>> begin
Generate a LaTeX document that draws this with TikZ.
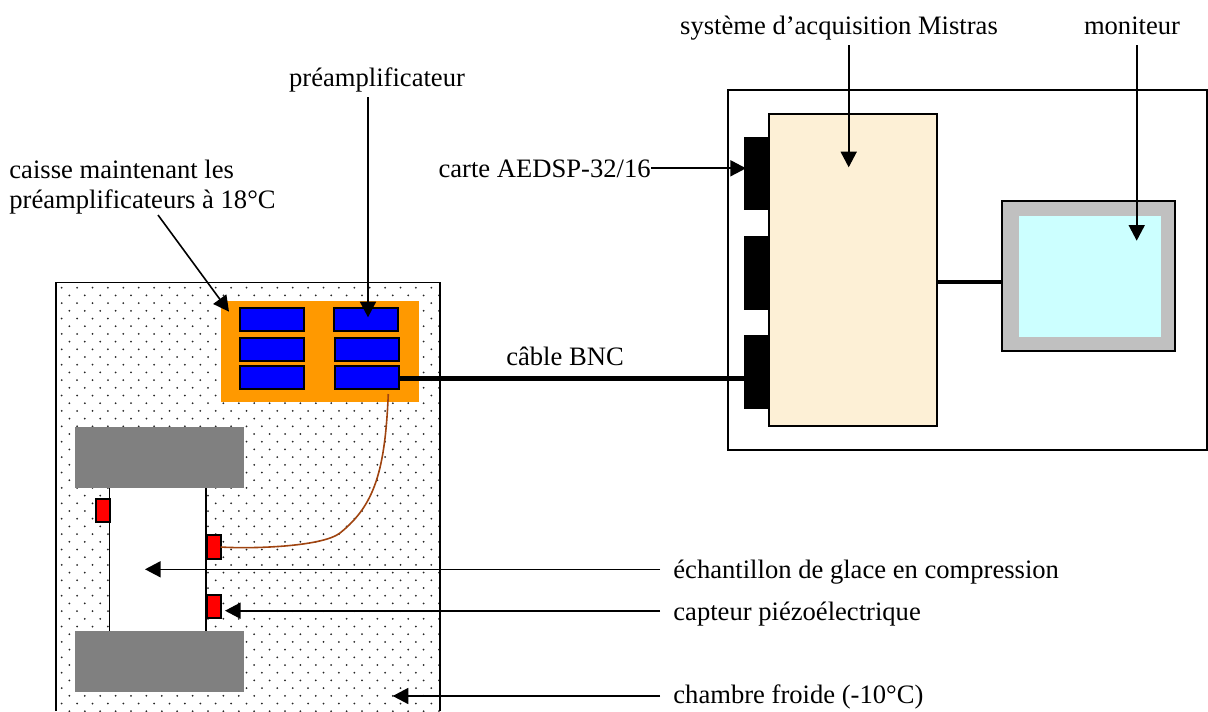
\documentclass[tikz,border=0pt]{standalone}
\usepackage{fontspec}
\setmainfont{Liberation Serif}
\usepackage{tikz}
\usetikzlibrary{arrows.meta,positioning}

\definecolor{caisseorange}{HTML}{FF9900}
\definecolor{mistrasbeige}{HTML}{FDF0D6}
\definecolor{ecrancyan}{HTML}{CCFFFF}
\definecolor{ecrangris}{HTML}{C0C0C0}
\definecolor{cablebrun}{HTML}{A04410}

\begin{document}
\begin{tikzpicture}[
  x=0.5pt, y=-0.5pt,
  font=\fontsize{13.3}{15}\selectfont,
  box/.style={draw, line width=1pt, inner sep=0pt, outer sep=0pt},
  preamp/.style={box, fill=blue, minimum width=32pt, minimum height=11.6pt},
  presse/.style={fill=gray, inner sep=0pt, outer sep=0pt, minimum width=84.5pt, minimum height=30.5pt},
  capteur/.style={box, fill=red, minimum width=7pt, minimum height=11.6pt},
  carte/.style={fill=black, inner sep=0pt, outer sep=0pt, minimum width=12.4pt, minimum height=36.8pt},
  lab/.style={inner xsep=6.5pt, inner ysep=2pt, text depth=3pt},
  arr/.style={-{Triangle[length=7.8pt, width=8pt]}, line width=0.8pt},
  node distance=3.2pt and 14pt]
  \useasboundingbox (0,0) rectangle (1208,711);

  % chambre froide
  \begin{scope}
    \clip (55.7,282.3) rectangle (439.7,711);
    \foreach \row in {0,...,55} {
      \foreach \col in {0,...,25} {
        \pgfmathsetmacro{\dotx}{61.7+15.4*\col+7.7*mod(\row,2)}
        \pgfmathsetmacro{\doty}{287.7+7.7*\row}
        \fill[black!85] (\dotx,\doty) circle (1);
      }
    }
  \end{scope}
  \coordinate (chbl) at (55.7,711);
  \coordinate (chbr) at (439.7,711);
  \coordinate (chtop) at (250,282.3);
  \draw[line width=0.8pt] (chbl) |- (chtop) -| (chbr);

  % echantillon et presses
  \node[fill=white, inner sep=0pt, minimum width=48pt, minimum height=71.5pt] (glace) at (157.7,559.5) {};
  \draw[line width=0.8pt] (glace.north west) -- (glace.south west);
  \draw[line width=0.8pt] (glace.north east) -- (glace.south east);
  \node[presse] (haut) at (159.5,457.5) {};
  \node[presse] (bas) at (159.5,661.5) {};
  \node[capteur] (c1) at (102.5,510.5) {};
  \node[capteur] (c2) at (213.7,547) {};
  \node[capteur] (c3) at (213.7,606.5) {};

  % caisse
  \node[fill=caisseorange, inner sep=0pt, outer sep=0pt, minimum width=99pt, minimum height=50.5pt] (caisse) at (320,351.2) {};
  \node[preamp] (p1) at (272.2,319.2) {};
  \node[preamp, below=3.4pt of p1] (p2) {};
  \node[preamp, below=2.6pt of p2] (p3) {};
  \node[preamp] (p4) at (366.2,319.2) {};
  \node[preamp, below=3.4pt of p4, xshift=0.3pt] (p5) {};
  \node[preamp, below=2.6pt of p5, xshift=0.3pt] (p6) {};

  % systeme d'acquisition
  \coordinate (pcbl) at (727.7,450);
  \coordinate (pctr) at (1207.2,90.3);
  \draw[line width=0.8pt] (pcbl) rectangle (pctr);
  \node[box, line width=0.8pt, fill=mistrasbeige, minimum width=84pt, minimum height=156pt] (mistras) at (853.2,270.2) {};
  \node[carte, anchor=north east] (k1) at (769,136.7) {};
  \node[carte, below=12.8pt of k1] (k2) {};
  \node[carte, below=12.8pt of k2] (k3) {};
  \node[box, fill=ecrangris, minimum width=86.5pt, minimum height=75pt] (moniteur) at (1088.3,276.3) {};
  \node[fill=ecrancyan, inner sep=0pt, minimum width=71pt, minimum height=60.5pt] (ecran) at (1090,276.5) {};

  % textes
  \node[lab, anchor=base] (lsys) at (839,34.8) {système d’acquisition Mistras};
  \node[lab, anchor=base] (lmon) at (1132,34.8) {moniteur};
  \node[lab, anchor=base] (lpre) at (377,87) {préamplificateur};
  \node[anchor=west, inner xsep=0pt, inner ysep=2pt, align=left] (lcaisse) at (9,187) {caisse maintenant les\\[0.2pt]préamplificateurs à 18°C};
  \node[lab, anchor=base east, inner xsep=0pt] (lcarte) at (651,177) {carte AEDSP-32/16};
  \node[lab, anchor=base] (lbnc) at (565,365.5) {câble BNC};
  \node[lab, anchor=base west] (lech) at (660,578) {échantillon de glace en compression};
  \node[lab, anchor=base west] (lcap) at (660,620.3) {capteur piézoélectrique};
  \node[lab, anchor=base west] (lcha) at (660,703) {chambre froide (-10°C)};

  % points d'arrivee
  \coordinate (tsys) at (848.7,167.3);
  \coordinate (tmon) at (1136.7,240.7);
  \coordinate (tpre) at (368,317.3);
  \coordinate (tcaisse) at (229,311.7);
  \coordinate (fcaisse) at (158,215);
  \coordinate (tcarte) at (746,168.3);
  \coordinate (tech) at (145,569.3);
  \coordinate (tcap) at (225,610.7);
  \coordinate (tcha) at (392.7,696);
  \coordinate (fcable) at (388.3,394);
  \coordinate (mcable) at (340,533);

  % connexions
  \draw[arr] (lsys.south -| tsys) -- (tsys);
  \draw[arr] (lmon.south -| tmon) -- (tmon);
  \draw[arr] (lpre.south -| tpre) -- (tpre);
  \draw[arr] (fcaisse) -- (tcaisse);
  \draw[arr] (lcarte.east |- tcarte) -- (tcarte);
  \draw[arr] (lech.west |- tech) -- (tech);
  \draw[arr] (lcap.west |- tcap) -- (tcap);
  \draw[arr] (lcha.west |- tcha) -- (tcha);
  \draw[line width=2.5pt] (p6.east |- 0,378) -- (k3.west |- 0,378);
  \draw[line width=1.8pt] (mistras.east |- 0,282) -- (moniteur.west |- 0,282);
  \draw[cablebrun, line width=0.8pt] (fcable) .. controls (385,470) and (375,505) .. (mcable)
        .. controls (322,547) and (250,549) .. (c2.east);
\end{tikzpicture}
\end{document}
>> end
_Problem statement_: Give the material again exactly as it is, but keep the pictures out.

_Correct answer_:
Generate a LaTeX document that draws this with TikZ.
\documentclass[tikz,border=0pt]{standalone}
\usepackage{fontspec}
\setmainfont{Liberation Serif}
\usepackage{tikz}
\usetikzlibrary{arrows.meta,positioning}

\definecolor{caisseorange}{HTML}{FF9900}
\definecolor{mistrasbeige}{HTML}{FDF0D6}
\definecolor{ecrancyan}{HTML}{CCFFFF}
\definecolor{ecrangris}{HTML}{C0C0C0}
\definecolor{cablebrun}{HTML}{A04410}

\begin{document}
\begin{tikzpicture}[
  x=0.5pt, y=-0.5pt,
  font=\fontsize{13.3}{15}\selectfont,
  box/.style={draw, line width=1pt, inner sep=0pt, outer sep=0pt},
  preamp/.style={box, fill=blue, minimum width=32pt, minimum height=11.6pt},
  presse/.style={fill=gray, inner sep=0pt, outer sep=0pt, minimum width=84.5pt, minimum height=30.5pt},
  capteur/.style={box, fill=red, minimum width=7pt, minimum height=11.6pt},
  carte/.style={fill=black, inner sep=0pt, outer sep=0pt, minimum width=12.4pt, minimum height=36.8pt},
  lab/.style={inner xsep=6.5pt, inner ysep=2pt, text depth=3pt},
  arr/.style={-{Triangle[length=7.8pt, width=8pt]}, line width=0.8pt},
  node distance=3.2pt and 14pt]
  \useasboundingbox (0,0) rectangle (1208,711);

  % chambre froide
  \begin{scope}
    \clip (55.7,282.3) rectangle (439.7,711);
    \foreach \row in {0,...,55} {
      \foreach \col in {0,...,25} {
        \pgfmathsetmacro{\dotx}{61.7+15.4*\col+7.7*mod(\row,2)}
        \pgfmathsetmacro{\doty}{287.7+7.7*\row}
        \fill[black!85] (\dotx,\doty) circle (1);
      }
    }
  \end{scope}
  \coordinate (chbl) at (55.7,711);
  \coordinate (chbr) at (439.7,711);
  \coordinate (chtop) at (250,282.3);
  \draw[line width=0.8pt] (chbl) |- (chtop) -| (chbr);

  % echantillon et presses
  \node[fill=white, inner sep=0pt, minimum width=48pt, minimum height=71.5pt] (glace) at (157.7,559.5) {};
  \draw[line width=0.8pt] (glace.north west) -- (glace.south west);
  \draw[line width=0.8pt] (glace.north east) -- (glace.south east);
  \node[presse] (haut) at (159.5,457.5) {};
  \node[presse] (bas) at (159.5,661.5) {};
  \node[capteur] (c1) at (102.5,510.5) {};
  \node[capteur] (c2) at (213.7,547) {};
  \node[capteur] (c3) at (213.7,606.5) {};

  % caisse
  \node[fill=caisseorange, inner sep=0pt, outer sep=0pt, minimum width=99pt, minimum height=50.5pt] (caisse) at (320,351.2) {};
  \node[preamp] (p1) at (272.2,319.2) {};
  \node[preamp, below=3.4pt of p1] (p2) {};
  \node[preamp, below=2.6pt of p2] (p3) {};
  \node[preamp] (p4) at (366.2,319.2) {};
  \node[preamp, below=3.4pt of p4, xshift=0.3pt] (p5) {};
  \node[preamp, below=2.6pt of p5, xshift=0.3pt] (p6) {};

  % systeme d'acquisition
  \coordinate (pcbl) at (727.7,450);
  \coordinate (pctr) at (1207.2,90.3);
  \draw[line width=0.8pt] (pcbl) rectangle (pctr);
  \node[box, line width=0.8pt, fill=mistrasbeige, minimum width=84pt, minimum height=156pt] (mistras) at (853.2,270.2) {};
  \node[carte, anchor=north east] (k1) at (769,136.7) {};
  \node[carte, below=12.8pt of k1] (k2) {};
  \node[carte, below=12.8pt of k2] (k3) {};
  \node[box, fill=ecrangris, minimum width=86.5pt, minimum height=75pt] (moniteur) at (1088.3,276.3) {};
  \node[fill=ecrancyan, inner sep=0pt, minimum width=71pt, minimum height=60.5pt] (ecran) at (1090,276.5) {};

  % textes
  \node[lab, anchor=base] (lsys) at (839,34.8) {système d’acquisition Mistras};
  \node[lab, anchor=base] (lmon) at (1132,34.8) {moniteur};
  \node[lab, anchor=base] (lpre) at (377,87) {préamplificateur};
  \node[anchor=west, inner xsep=0pt, inner ysep=2pt, align=left] (lcaisse) at (9,187) {caisse maintenant les\\[0.2pt]préamplificateurs à 18°C};
  \node[lab, anchor=base east, inner xsep=0pt] (lcarte) at (651,177) {carte AEDSP-32/16};
  \node[lab, anchor=base] (lbnc) at (565,365.5) {câble BNC};
  \node[lab, anchor=base west] (lech) at (660,578) {échantillon de glace en compression};
  \node[lab, anchor=base west] (lcap) at (660,620.3) {capteur piézoélectrique};
  \node[lab, anchor=base west] (lcha) at (660,703) {chambre froide (-10°C)};

  % points d'arrivee
  \coordinate (tsys) at (848.7,167.3);
  \coordinate (tmon) at (1136.7,240.7);
  \coordinate (tpre) at (368,317.3);
  \coordinate (tcaisse) at (229,311.7);
  \coordinate (fcaisse) at (158,215);
  \coordinate (tcarte) at (746,168.3);
  \coordinate (tech) at (145,569.3);
  \coordinate (tcap) at (225,610.7);
  \coordinate (tcha) at (392.7,696);
  \coordinate (fcable) at (388.3,394);
  \coordinate (mcable) at (340,533);

  % connexions
  \draw[arr] (lsys.south -| tsys) -- (tsys);
  \draw[arr] (lmon.south -| tmon) -- (tmon);
  \draw[arr] (lpre.south -| tpre) -- (tpre);
  \draw[arr] (fcaisse) -- (tcaisse);
  \draw[arr] (lcarte.east |- tcarte) -- (tcarte);
  \draw[arr] (lech.west |- tech) -- (tech);
  \draw[arr] (lcap.west |- tcap) -- (tcap);
  \draw[arr] (lcha.west |- tcha) -- (tcha);
  \draw[line width=2.5pt] (p6.east |- 0,378) -- (k3.west |- 0,378);
  \draw[line width=1.8pt] (mistras.east |- 0,282) -- (moniteur.west |- 0,282);
  \draw[cablebrun, line width=0.8pt] (fcable) .. controls (385,470) and (375,505) .. (mcable)
        .. controls (322,547) and (250,549) .. (c2.east);
\end{tikzpicture}
\end{document}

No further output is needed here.